DO THIS:
Output the line that holds "Generate a Python", the line that holds "plt.rcParams['font.family'] = ['Liberation", and every line between them, exactly, but none of the pictures.

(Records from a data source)
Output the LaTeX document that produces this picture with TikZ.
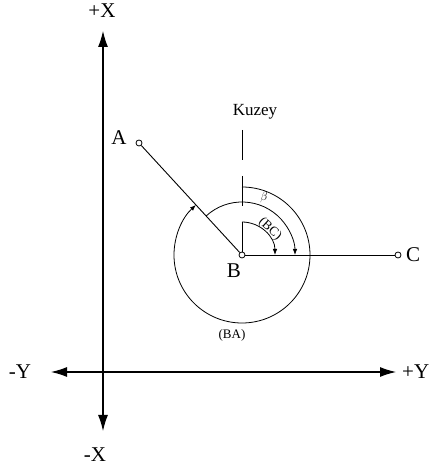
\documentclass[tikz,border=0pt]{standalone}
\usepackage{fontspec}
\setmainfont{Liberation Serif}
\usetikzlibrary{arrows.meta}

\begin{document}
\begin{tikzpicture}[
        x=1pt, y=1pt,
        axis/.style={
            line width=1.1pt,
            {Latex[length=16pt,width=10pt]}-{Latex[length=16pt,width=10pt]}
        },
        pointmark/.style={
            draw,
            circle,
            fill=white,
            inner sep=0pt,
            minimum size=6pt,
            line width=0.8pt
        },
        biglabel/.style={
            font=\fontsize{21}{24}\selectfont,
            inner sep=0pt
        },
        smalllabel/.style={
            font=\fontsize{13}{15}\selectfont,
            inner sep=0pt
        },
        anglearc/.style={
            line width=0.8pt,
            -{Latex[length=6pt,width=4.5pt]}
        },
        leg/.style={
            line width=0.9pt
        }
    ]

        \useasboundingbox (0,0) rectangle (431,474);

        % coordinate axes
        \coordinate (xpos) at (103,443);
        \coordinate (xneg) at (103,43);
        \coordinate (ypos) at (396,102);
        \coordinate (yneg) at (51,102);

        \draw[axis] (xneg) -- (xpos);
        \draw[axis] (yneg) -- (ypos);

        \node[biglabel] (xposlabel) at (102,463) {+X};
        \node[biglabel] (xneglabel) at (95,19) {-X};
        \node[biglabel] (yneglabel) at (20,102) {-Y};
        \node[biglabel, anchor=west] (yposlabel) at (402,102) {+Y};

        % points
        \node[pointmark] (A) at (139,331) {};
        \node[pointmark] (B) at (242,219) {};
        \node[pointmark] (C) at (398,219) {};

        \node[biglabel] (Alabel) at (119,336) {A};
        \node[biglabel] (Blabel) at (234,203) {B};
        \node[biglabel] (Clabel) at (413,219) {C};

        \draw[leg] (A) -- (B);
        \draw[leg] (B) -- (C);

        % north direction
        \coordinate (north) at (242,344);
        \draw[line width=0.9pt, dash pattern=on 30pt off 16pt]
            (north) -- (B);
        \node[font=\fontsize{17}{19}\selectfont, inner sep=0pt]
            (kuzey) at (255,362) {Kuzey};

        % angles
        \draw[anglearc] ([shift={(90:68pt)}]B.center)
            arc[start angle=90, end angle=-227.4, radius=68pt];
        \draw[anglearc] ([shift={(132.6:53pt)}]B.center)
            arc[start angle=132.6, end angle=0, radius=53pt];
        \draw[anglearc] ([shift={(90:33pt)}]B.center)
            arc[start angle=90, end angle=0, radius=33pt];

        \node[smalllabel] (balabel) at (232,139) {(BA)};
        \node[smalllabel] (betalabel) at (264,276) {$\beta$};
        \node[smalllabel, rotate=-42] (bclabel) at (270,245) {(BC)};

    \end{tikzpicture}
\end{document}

* * *

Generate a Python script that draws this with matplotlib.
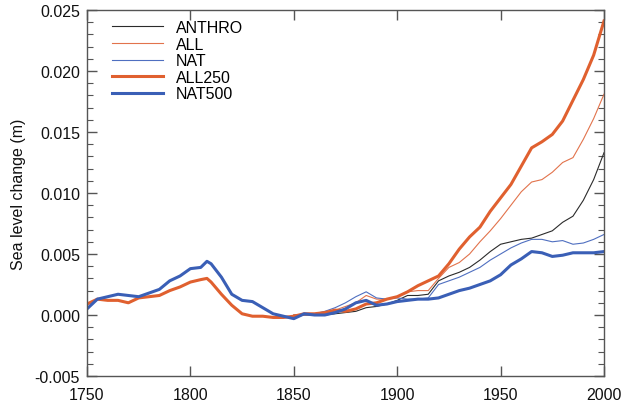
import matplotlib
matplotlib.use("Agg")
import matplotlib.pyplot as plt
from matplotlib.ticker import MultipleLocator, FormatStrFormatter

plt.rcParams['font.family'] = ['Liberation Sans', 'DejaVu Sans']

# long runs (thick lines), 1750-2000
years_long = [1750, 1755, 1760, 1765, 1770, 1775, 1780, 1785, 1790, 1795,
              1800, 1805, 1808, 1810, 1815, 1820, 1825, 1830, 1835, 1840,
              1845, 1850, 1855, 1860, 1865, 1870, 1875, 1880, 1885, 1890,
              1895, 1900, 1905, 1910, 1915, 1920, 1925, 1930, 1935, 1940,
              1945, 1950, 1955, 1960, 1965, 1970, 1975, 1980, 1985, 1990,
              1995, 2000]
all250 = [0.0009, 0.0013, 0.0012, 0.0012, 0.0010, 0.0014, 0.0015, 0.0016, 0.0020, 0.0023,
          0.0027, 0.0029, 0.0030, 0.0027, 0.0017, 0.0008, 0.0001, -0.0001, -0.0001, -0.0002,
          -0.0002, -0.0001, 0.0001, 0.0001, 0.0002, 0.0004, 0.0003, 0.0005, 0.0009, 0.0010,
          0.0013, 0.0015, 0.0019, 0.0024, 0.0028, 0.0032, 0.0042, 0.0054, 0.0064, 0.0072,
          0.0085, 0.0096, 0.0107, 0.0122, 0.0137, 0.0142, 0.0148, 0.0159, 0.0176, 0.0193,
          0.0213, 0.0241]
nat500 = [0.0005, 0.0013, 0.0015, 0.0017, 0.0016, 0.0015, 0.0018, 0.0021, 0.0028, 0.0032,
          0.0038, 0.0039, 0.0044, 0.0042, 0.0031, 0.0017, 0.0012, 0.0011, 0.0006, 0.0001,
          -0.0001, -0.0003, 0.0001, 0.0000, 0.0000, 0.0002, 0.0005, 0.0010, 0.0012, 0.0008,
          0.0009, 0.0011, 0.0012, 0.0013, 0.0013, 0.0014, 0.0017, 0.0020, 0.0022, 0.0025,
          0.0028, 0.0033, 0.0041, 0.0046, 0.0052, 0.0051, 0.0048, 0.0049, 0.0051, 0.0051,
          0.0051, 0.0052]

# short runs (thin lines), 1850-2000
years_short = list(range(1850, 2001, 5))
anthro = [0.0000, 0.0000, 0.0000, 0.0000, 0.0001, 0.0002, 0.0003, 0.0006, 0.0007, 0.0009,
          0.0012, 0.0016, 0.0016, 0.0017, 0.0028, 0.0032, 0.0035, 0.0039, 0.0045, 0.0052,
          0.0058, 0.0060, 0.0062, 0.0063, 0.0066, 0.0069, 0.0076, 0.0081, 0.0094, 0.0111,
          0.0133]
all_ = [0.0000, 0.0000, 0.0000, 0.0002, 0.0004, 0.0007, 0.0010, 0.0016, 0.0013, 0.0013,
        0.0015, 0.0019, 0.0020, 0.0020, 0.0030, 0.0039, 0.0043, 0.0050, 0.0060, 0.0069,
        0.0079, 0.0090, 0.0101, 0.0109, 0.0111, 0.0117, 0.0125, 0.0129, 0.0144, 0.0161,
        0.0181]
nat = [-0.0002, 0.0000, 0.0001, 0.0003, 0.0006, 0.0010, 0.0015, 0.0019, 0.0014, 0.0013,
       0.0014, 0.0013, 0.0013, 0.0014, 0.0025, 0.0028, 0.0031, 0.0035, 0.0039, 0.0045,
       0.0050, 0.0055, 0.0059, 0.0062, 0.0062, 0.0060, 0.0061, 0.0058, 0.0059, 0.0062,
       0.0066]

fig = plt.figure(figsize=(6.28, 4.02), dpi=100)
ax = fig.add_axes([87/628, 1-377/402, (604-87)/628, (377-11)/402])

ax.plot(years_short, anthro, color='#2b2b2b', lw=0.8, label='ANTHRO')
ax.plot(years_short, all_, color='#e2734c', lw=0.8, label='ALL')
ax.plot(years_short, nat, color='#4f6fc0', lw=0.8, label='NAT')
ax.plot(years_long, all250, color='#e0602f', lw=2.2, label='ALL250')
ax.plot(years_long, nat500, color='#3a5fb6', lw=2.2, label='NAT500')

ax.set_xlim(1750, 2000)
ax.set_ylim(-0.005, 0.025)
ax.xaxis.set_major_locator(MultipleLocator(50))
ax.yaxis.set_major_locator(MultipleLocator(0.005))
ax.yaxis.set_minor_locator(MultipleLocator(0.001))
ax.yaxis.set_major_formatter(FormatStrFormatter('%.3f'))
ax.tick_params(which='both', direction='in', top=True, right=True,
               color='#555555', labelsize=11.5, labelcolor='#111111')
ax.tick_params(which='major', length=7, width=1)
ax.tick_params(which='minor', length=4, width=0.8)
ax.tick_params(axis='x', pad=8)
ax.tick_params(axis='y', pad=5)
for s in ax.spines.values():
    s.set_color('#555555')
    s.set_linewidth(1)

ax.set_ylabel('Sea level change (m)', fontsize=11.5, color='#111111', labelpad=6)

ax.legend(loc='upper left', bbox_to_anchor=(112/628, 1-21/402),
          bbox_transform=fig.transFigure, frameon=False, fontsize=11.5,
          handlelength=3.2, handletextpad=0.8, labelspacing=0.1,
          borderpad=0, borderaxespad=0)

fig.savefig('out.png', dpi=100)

--

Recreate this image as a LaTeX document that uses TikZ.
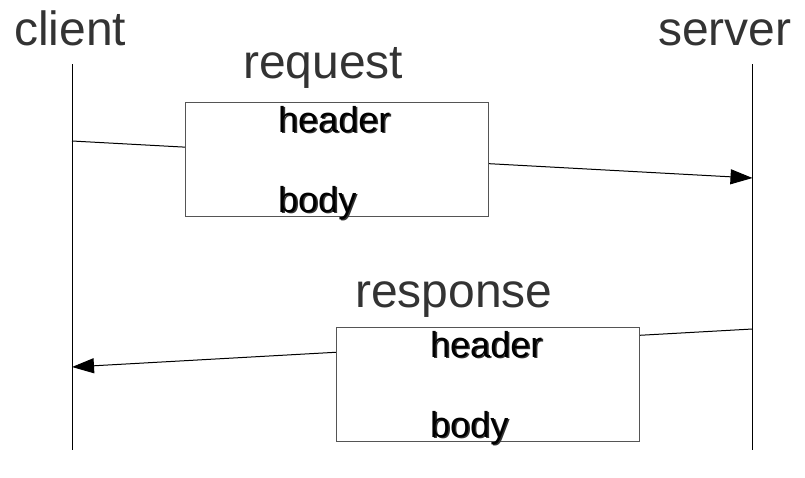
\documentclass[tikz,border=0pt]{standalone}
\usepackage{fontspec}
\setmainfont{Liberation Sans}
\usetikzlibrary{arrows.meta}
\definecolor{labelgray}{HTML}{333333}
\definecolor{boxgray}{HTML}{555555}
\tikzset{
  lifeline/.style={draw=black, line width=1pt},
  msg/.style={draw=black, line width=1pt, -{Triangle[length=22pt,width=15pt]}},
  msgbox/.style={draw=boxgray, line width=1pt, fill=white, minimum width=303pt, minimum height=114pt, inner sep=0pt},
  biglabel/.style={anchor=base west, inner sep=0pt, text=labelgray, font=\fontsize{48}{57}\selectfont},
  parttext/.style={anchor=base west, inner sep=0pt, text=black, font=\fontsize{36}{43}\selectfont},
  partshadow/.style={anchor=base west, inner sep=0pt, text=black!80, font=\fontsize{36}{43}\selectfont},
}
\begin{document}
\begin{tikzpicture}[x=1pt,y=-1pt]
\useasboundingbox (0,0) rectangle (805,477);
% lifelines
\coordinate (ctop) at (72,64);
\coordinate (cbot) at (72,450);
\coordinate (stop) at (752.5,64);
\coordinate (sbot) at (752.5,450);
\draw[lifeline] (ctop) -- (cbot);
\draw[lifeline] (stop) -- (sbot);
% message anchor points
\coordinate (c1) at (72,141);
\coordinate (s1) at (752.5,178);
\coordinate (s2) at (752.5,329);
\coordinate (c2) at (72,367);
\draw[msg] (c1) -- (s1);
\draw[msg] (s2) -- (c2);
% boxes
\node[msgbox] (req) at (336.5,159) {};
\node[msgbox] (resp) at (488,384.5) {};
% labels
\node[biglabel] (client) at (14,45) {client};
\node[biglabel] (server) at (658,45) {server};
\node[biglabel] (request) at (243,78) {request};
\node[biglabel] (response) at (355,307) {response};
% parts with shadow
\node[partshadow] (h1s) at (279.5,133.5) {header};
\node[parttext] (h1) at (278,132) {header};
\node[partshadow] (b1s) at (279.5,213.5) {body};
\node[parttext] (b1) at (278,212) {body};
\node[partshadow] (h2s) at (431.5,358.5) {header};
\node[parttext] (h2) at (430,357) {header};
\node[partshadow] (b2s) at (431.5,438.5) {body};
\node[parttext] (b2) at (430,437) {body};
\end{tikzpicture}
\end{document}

FINAL RESULT:
Generate a Python script that draws this with matplotlib.
import matplotlib
matplotlib.use("Agg")
import matplotlib.pyplot as plt
from matplotlib.ticker import MultipleLocator, FormatStrFormatter

plt.rcParams['font.family'] = ['Liberation Sans', 'DejaVu Sans']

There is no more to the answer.